Required task - Records follow. Pull out every line that contains "chart".

Supplied information -

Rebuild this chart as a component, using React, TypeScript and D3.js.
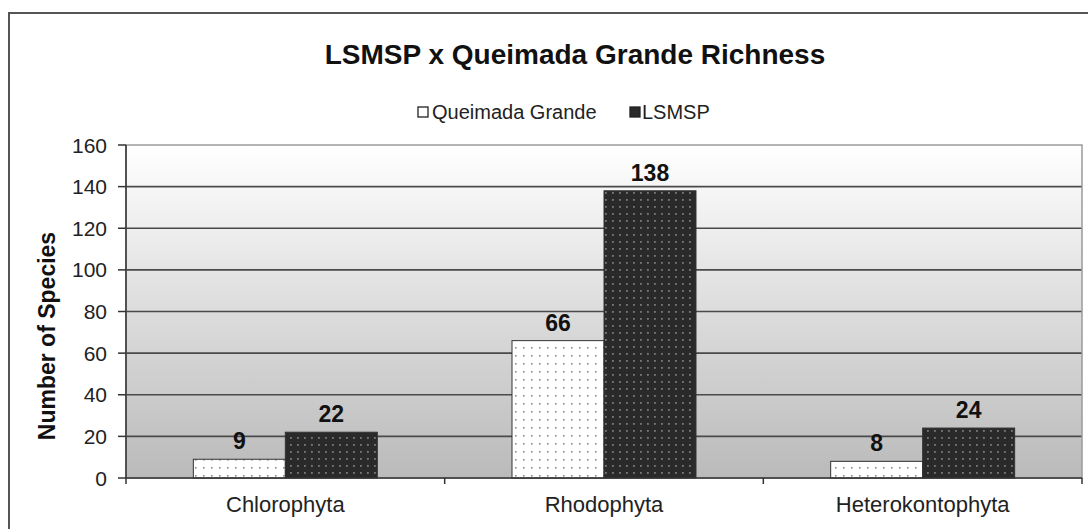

--

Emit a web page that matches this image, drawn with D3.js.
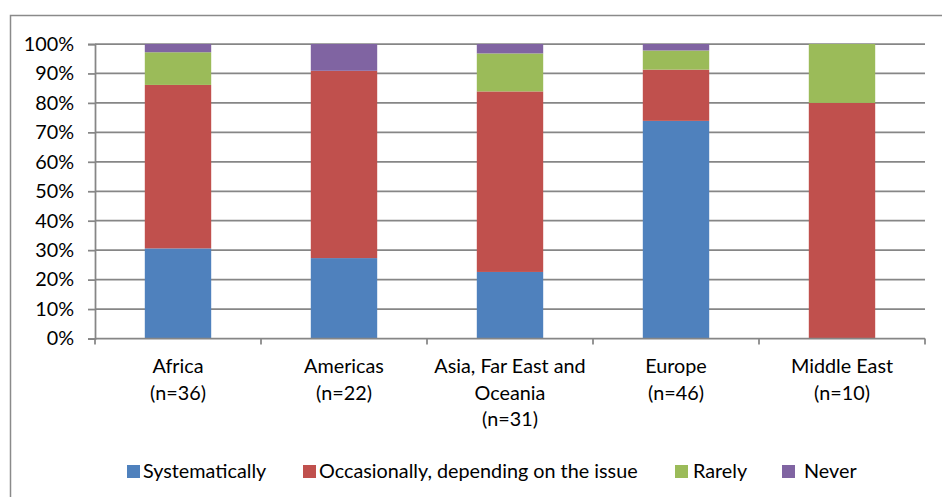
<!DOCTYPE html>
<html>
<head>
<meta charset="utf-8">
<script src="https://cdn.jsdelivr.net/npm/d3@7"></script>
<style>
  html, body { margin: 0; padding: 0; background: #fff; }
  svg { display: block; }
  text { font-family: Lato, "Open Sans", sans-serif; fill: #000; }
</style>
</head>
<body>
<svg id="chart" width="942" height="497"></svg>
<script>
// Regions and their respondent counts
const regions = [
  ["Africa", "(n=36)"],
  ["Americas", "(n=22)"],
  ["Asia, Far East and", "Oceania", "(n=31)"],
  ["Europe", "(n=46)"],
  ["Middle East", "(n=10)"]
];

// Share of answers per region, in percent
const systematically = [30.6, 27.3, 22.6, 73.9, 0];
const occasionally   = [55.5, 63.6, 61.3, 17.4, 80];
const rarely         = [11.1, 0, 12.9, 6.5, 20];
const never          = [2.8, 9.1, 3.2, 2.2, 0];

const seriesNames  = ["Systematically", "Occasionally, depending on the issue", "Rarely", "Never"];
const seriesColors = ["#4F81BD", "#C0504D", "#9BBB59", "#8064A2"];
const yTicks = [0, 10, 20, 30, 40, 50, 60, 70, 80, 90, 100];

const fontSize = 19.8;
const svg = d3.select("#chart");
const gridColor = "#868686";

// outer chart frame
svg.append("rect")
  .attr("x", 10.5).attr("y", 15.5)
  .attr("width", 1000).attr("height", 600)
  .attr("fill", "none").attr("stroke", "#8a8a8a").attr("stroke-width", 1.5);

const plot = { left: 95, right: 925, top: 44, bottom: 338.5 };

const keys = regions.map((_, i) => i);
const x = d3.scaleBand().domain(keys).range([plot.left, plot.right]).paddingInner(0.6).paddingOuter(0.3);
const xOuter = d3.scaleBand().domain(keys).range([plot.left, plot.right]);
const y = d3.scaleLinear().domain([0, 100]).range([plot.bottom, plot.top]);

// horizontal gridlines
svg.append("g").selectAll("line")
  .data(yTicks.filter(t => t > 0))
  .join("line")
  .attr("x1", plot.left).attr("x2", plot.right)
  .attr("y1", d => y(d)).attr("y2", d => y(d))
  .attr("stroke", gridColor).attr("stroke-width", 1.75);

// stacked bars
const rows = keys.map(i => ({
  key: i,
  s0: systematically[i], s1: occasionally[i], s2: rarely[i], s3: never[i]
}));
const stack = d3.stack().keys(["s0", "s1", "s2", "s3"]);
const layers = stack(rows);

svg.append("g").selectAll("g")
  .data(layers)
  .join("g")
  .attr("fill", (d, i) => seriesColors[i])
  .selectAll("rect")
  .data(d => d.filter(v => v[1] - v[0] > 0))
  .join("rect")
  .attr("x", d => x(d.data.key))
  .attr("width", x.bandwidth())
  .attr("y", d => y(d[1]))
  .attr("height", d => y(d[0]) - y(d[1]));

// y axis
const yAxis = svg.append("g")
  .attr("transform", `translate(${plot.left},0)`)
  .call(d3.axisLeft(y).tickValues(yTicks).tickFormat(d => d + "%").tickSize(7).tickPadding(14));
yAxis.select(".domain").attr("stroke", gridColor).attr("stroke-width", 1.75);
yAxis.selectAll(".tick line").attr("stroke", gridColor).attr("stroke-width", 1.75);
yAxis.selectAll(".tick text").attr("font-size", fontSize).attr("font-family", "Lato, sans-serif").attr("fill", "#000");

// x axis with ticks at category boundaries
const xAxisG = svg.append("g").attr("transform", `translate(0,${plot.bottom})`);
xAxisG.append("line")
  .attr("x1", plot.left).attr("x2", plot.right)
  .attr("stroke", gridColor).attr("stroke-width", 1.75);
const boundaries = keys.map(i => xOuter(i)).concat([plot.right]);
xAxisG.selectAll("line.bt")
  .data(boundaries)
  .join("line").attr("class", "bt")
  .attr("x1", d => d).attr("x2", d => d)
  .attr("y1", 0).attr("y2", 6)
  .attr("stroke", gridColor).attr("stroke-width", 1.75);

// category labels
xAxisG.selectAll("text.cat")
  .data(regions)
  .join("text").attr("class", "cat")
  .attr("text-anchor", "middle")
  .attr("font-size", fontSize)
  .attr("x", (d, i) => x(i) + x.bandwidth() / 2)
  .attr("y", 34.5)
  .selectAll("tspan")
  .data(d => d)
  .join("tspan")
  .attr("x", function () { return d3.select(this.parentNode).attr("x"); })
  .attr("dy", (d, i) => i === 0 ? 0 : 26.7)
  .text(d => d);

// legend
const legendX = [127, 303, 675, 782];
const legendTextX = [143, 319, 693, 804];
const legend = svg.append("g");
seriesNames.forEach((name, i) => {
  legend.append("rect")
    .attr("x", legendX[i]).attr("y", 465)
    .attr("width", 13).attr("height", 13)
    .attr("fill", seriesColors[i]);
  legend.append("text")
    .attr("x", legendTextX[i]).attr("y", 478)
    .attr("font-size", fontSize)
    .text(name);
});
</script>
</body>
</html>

Correct result -
Rebuild this chart as a component, using React, TypeScript and D3.js.
<svg id="chart" width="942" height="497"></svg>
const svg = d3.select("#chart");
// outer chart frame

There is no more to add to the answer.